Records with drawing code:
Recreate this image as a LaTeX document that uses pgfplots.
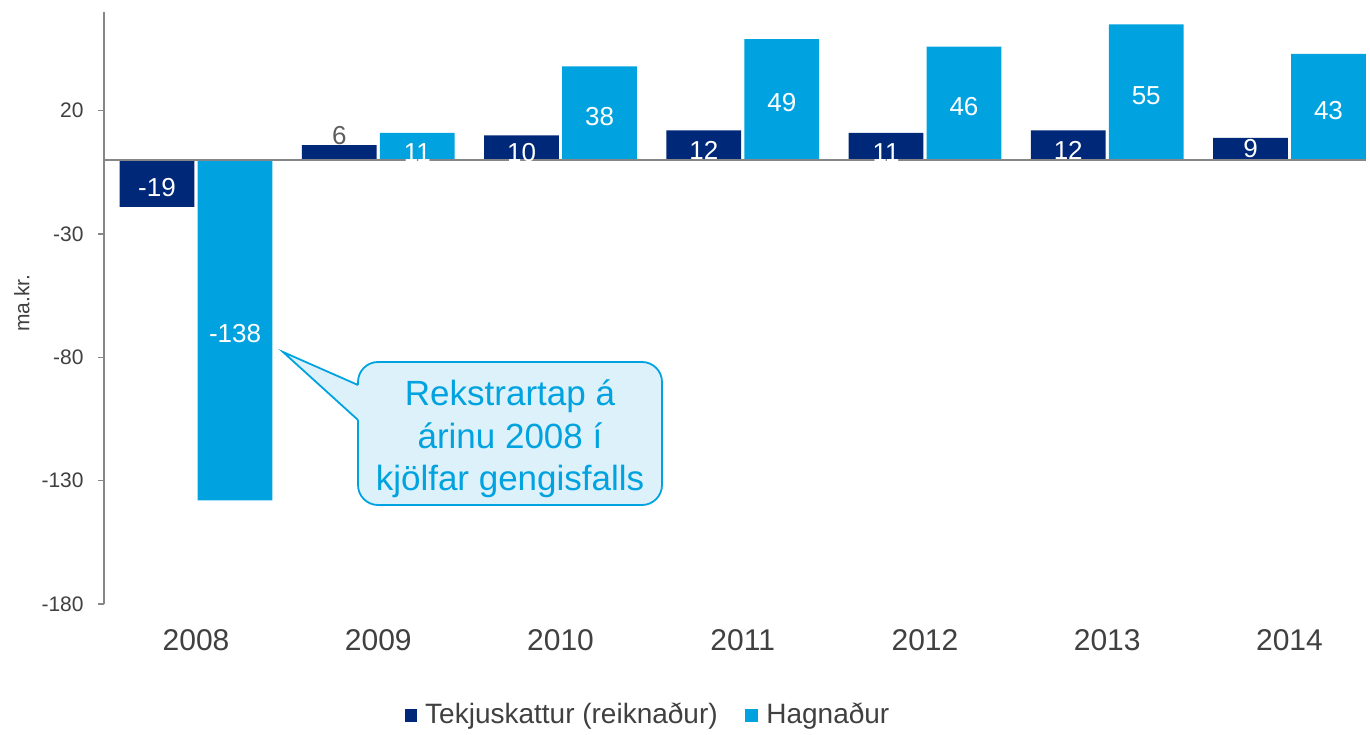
\documentclass[border=0pt]{standalone}
\usepackage{pgfplots}
\pgfplotsset{compat=1.18}
\usepackage{fontspec}
\setmainfont{Liberation Sans}
\definecolor{dblue}{HTML}{002878}
\definecolor{lblue}{HTML}{00A3E0}
\definecolor{txt}{HTML}{404040}
\definecolor{axgray}{HTML}{868686}
\definecolor{callfill}{HTML}{DDF1FA}
\begin{document}
\begin{tikzpicture}
\useasboundingbox (0,0) rectangle (685pt,367pt);
\begin{axis}[
  at={(52pt,65pt)}, anchor=south west,
  scale only axis, width=631pt, height=296pt,
  xmin=-0.505, xmax=6.42, ymin=-180, ymax=60,
  axis y line*=left, axis x line*=bottom,
  x axis line style={draw=none},
  y axis line style={axgray, line width=0.75pt},
  xtick={0,1,2,3,4,5,6},
  xticklabels={2008,2009,2010,2011,2012,2013,2014},
  xtick style={draw=none},
  xticklabel style={font=\fontsize{15pt}{17pt}\selectfont, text=txt, inner sep=0pt, anchor=north, yshift=-9.5pt},
  ytick={-180,-130,-80,-30,20},
  yticklabels={-180,-130,-80,-30,20},
  ytick style={axgray, line width=0.75pt},
  tick align=outside, major tick length=3pt,
  yticklabel style={font=\fontsize{10.5pt}{12pt}\selectfont, text=txt, inner sep=0pt, anchor=east, xshift=-7pt},
  ylabel={ma.kr.},
  every axis y label/.style={at={(axis description cs:-0.065,0.508)}, rotate=90, anchor=center, font=\fontsize{10.5pt}{12pt}\selectfont, text=txt},
  legend style={at={(axis description cs:0.4319,-0.1875)}, anchor=center, draw=none, fill=none, legend columns=2, font=\fontsize{14pt}{17pt}\selectfont, text=txt, /tikz/every even column/.append style={column sep=11.5pt}},
  legend cell align=left,
  clip=false,
]
\addplot[ybar, bar width=0.41, bar shift=-0.214, fill=dblue, draw=none,
  legend image code/.code={\fill[dblue] (0pt,-3.4pt) rectangle (6.2pt,3.2pt); \path (0pt,0pt) (8.2pt,0pt);}]
  coordinates {(0,-19) (1,6) (2,10) (3,12) (4,11) (5,12) (6,9)};
\addlegendentry{Tekjuskattur (reiknaður)}
\addplot[ybar, bar width=0.41, bar shift=0.214, fill=lblue, draw=none,
  legend image code/.code={\fill[lblue] (0pt,-3.4pt) rectangle (6.8pt,3.2pt); \path (0pt,0pt) (8.8pt,0pt);}]
  coordinates {(0,-138) (1,11) (2,38) (3,49) (4,46) (5,55) (6,43)};
\addlegendentry{Hagnaður}
% labels inside bars
\addplot[draw=none, forget plot, nodes near coords, point meta=explicit symbolic,
  nodes near coords style={text=white, anchor=center, inner sep=0pt, font=\fontsize{13pt}{15pt}\selectfont}]
  coordinates {(-0.214,-11) [-19] (1.786,3.0) [10] (2.786,3.9) [12] (3.786,3.0) [11] (4.786,3.9) [12] (5.786,4.5) [9]};
\addplot[draw=none, forget plot, nodes near coords, point meta=explicit symbolic,
  nodes near coords style={text=white, anchor=center, inner sep=0pt, font=\fontsize{13pt}{15pt}\selectfont}]
  coordinates {(0.214,-70.5) [-138] (1.214,3.0) [11] (2.214,17.7) [38] (3.214,23.2) [49] (4.214,21.7) [46] (5.214,26.2) [55] (6.214,20.2) [43]};
\addplot[draw=none, forget plot, nodes near coords, point meta=explicit symbolic,
  nodes near coords style={text=txt!85, anchor=south, inner sep=0pt, font=\fontsize{13pt}{15pt}\selectfont}]
  coordinates {(0.786,6) [6]};
\draw[axgray, line width=1pt] (axis cs:-0.505,0) -- (axis cs:6.42,0);
\end{axis}
% callout
\filldraw[fill=callfill, draw=lblue, line width=0.9pt, rounded corners=10pt] (179pt,114.5pt) rectangle (331pt,186pt);
\fill[callfill] (141.5pt,191pt) -- (179pt,174.5pt) -- (181pt,174.5pt) -- (181pt,157pt) -- (179pt,157pt) -- cycle;
\draw[lblue, line width=0.9pt, line join=miter] (179pt,174.5pt) -- (141.5pt,191pt) -- (179pt,157pt);
\node[text=lblue, align=center, font=\fontsize{17.5pt}{21.2pt}\selectfont] at (255pt,147.5pt) {Rekstrartap á\\árinu 2008 í\\kjölfar gengisfalls};
\end{tikzpicture}
\end{document}
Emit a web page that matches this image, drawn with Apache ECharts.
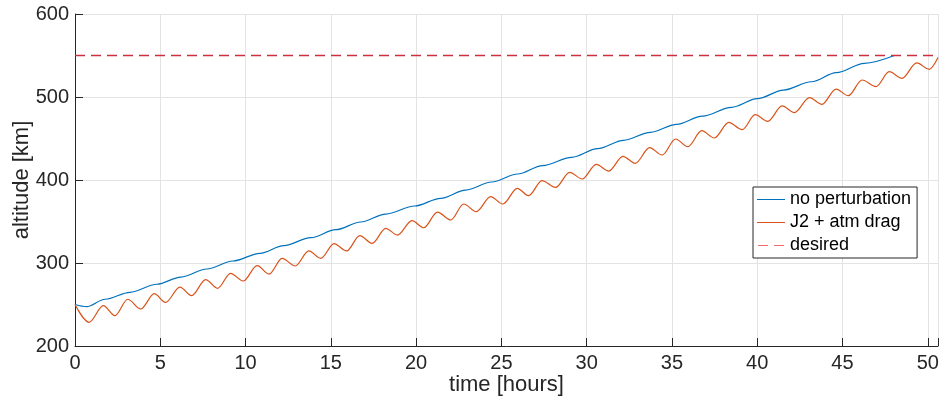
<!DOCTYPE html>
<html>
<head>
<meta charset="utf-8">
<script src="https://cdn.jsdelivr.net/npm/echarts@6/dist/echarts.min.js"></script>
<style>
  html, body { margin: 0; padding: 0; background: #fff; }
  #chart { width: 940px; height: 404px; }
</style>
</head>
<body>
<div id="chart"></div>
<script>
// Orbit-raising altitude history: ideal transfer vs. perturbed (J2 + drag)

// Ideal orbit (no perturbation): start, early dip, then one level step per revolution
const idealTime = [0, 0.68, 1.76, 3.22, 4.80, 6.21, 7.73, 9.26, 10.84, 12.24, 13.83, 15.29,
  16.75, 18.22, 19.92, 21.44, 22.91, 24.43, 25.95, 27.42, 29.12, 30.64, 32.16, 33.74,
  35.27, 36.79, 38.49, 40.01, 41.54, 43.18, 44.64, 46.28, 48.04];
const idealAlt = [250, 247.4, 256.3, 264.7, 274.4, 283.1, 292.8, 302.4, 311.7, 320.9, 330.5, 340.1,
  349.4, 358.9, 368.7, 377.9, 387.9, 397.6, 407.2, 417.4, 427.3, 437.7, 447.8, 457.5,
  467.1, 477.0, 487.6, 498.0, 508.4, 518.4, 529.3, 540.6, 550.0];

// Perturbed orbit: alternating troughs and peaks of the altitude oscillation
const perturbedTime = [0, 0.82, 1.66, 2.34, 3.09, 3.85, 4.65, 5.31, 6.15, 6.84, 7.66, 8.36, 9.12,
  9.86, 10.68, 11.38, 12.14, 12.91, 13.71, 14.41, 15.19, 15.92, 16.70, 17.42, 18.22,
  18.90, 19.76, 20.45, 21.25, 22.03, 22.79, 23.53, 24.37, 25.09, 25.93, 26.60, 27.38,
  28.18, 29.00, 29.74, 30.56, 31.30, 32.12, 32.85, 33.69, 34.43, 35.21, 35.93, 36.75,
  37.49, 38.33, 39.12, 39.88, 40.62, 41.46, 42.18, 43.06, 43.80, 44.62, 45.34, 46.15,
  46.96, 47.74, 48.49, 49.35, 50.09, 50.6];
const perturbedAlt = [250, 228.5, 248.6, 236.5, 256.3, 244.6, 263.0, 252.6, 271.0, 260.6, 280.0, 269.5, 287.6,
  278.3, 296.8, 286.7, 305.6, 296.4, 314.5, 305.6, 323.3, 314.5, 332.9, 323.7, 341.8,
  333.7, 351.0, 342.5, 361.4, 351.8, 371.1, 361.8, 379.9, 371.1, 390.0, 381.1, 399.2,
  391.0, 409.3, 401.2, 418.9, 410.8, 428.5, 420.1, 438.9, 430.1, 449.4, 440.1, 459.4,
  450.6, 469.5, 460.6, 478.7, 470.7, 489.2, 481.1, 499.2, 491.2, 509.6, 501.6, 520.5,
  512.4, 530.5, 522.5, 541.0, 533.4, 547.5];

// Target altitude
const desiredTime = [0, 50.6];
const desiredAlt = [550, 550];

const seriesNames = ['no perturbation', 'J2 + atm drag', 'desired'];
const xTickStep = 5;
const yTickStep = 100;

const pairs = (xs, ys) => xs.map((x, i) => [x, ys[i]]);

const FONT = "'Liberation Sans', Helvetica, Arial, sans-serif";
const INK = '#262626';
const BLUE = '#0072BD';
const ORANGE = '#D95319';
const RED = '#c8303f';

const chart = echarts.init(document.getElementById('chart'), null, { renderer: 'canvas' });

chart.setOption({
  animation: false,
  backgroundColor: '#ffffff',
  textStyle: { fontFamily: FONT },
  grid: { left: 75, right: 2, top: 14, bottom: 58, containLabel: false, outerBoundsMode: 'none' },
  legend: {
    orient: 'vertical',
    left: 753,
    top: 187,
    data: [
      { name: seriesNames[0], icon: 'rect', itemStyle: { color: BLUE } },
      { name: seriesNames[1], icon: 'rect', itemStyle: { color: ORANGE } },
      { name: seriesNames[2], icon: 'path://M0 0H10V1H0ZM16 0H26V1H16Z', itemStyle: { color: '#f06a6a' } }
    ],
    itemWidth: 28,
    itemHeight: 1,
    itemGap: 4,
    padding: [3, 6, 3, 4],
    backgroundColor: '#ffffff',
    borderColor: INK,
    borderWidth: 1,
    borderRadius: 0,
    textStyle: { fontFamily: FONT, fontSize: 18, color: '#000', height: 19, lineHeight: 19 }
  },
  xAxis: {
    type: 'value',
    min: 0,
    max: 50.6,
    interval: xTickStep,
    name: 'time [hours]',
    nameLocation: 'middle',
    nameGap: 28,
    nameMoveOverlap: false,
    nameTextStyle: { fontFamily: FONT, fontSize: 22, color: INK },
    axisLine: { show: true, onZero: false, lineStyle: { color: INK, width: 1 } },
    axisTick: { show: true, inside: true, length: 8, lineStyle: { color: INK } },
    axisLabel: {
      fontFamily: FONT, fontSize: 20, color: INK, margin: 7,
      formatter: v => (Math.abs(v % xTickStep) < 1e-9 ? String(v) : '')
    },
    splitLine: { show: true, lineStyle: { color: '#e3e3e3', width: 1 } }
  },
  yAxis: {
    type: 'value',
    min: 200,
    max: 600,
    interval: yTickStep,
    name: 'altitude [km]',
    nameLocation: 'middle',
    nameGap: 42,
    nameMoveOverlap: false,
    nameRotate: 90,
    nameTextStyle: { fontFamily: FONT, fontSize: 22, color: INK },
    axisLine: { show: true, onZero: false, lineStyle: { color: INK, width: 1 } },
    axisTick: { show: true, inside: true, length: 8, lineStyle: { color: INK } },
    axisLabel: { fontFamily: FONT, fontSize: 20, color: INK, margin: 6 },
    splitLine: { show: true, lineStyle: { color: '#e3e3e3', width: 1 } }
  },
  series: [
    {
      name: seriesNames[0],
      type: 'line',
      data: pairs(idealTime, idealAlt),
      showSymbol: false,
      symbol: 'none',
      smooth: 0.33,
      smoothMonotone: 'x',
      lineStyle: { color: BLUE, width: 1.2 },
      itemStyle: { color: BLUE },
      z: 2
    },
    {
      name: seriesNames[1],
      type: 'line',
      data: pairs(perturbedTime, perturbedAlt),
      showSymbol: false,
      symbol: 'none',
      smooth: 0.33,
      smoothMonotone: 'x',
      lineStyle: { color: ORANGE, width: 1.2 },
      itemStyle: { color: ORANGE },
      z: 3
    },
    {
      name: seriesNames[2],
      type: 'line',
      data: pairs(desiredTime, desiredAlt),
      showSymbol: false,
      symbol: 'none',
      lineStyle: { color: RED, width: 1.3, type: [10, 6] },
      itemStyle: { color: RED },
      z: 4
    }
  ]
});
</script>
</body>
</html>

(TASK DIRECTIONS)
List all lines holding the string "that".

(TASK RESPONSE)
Recreate this image as a LaTeX document that uses pgfplots.
Emit a web page that matches this image, drawn with Apache ECharts.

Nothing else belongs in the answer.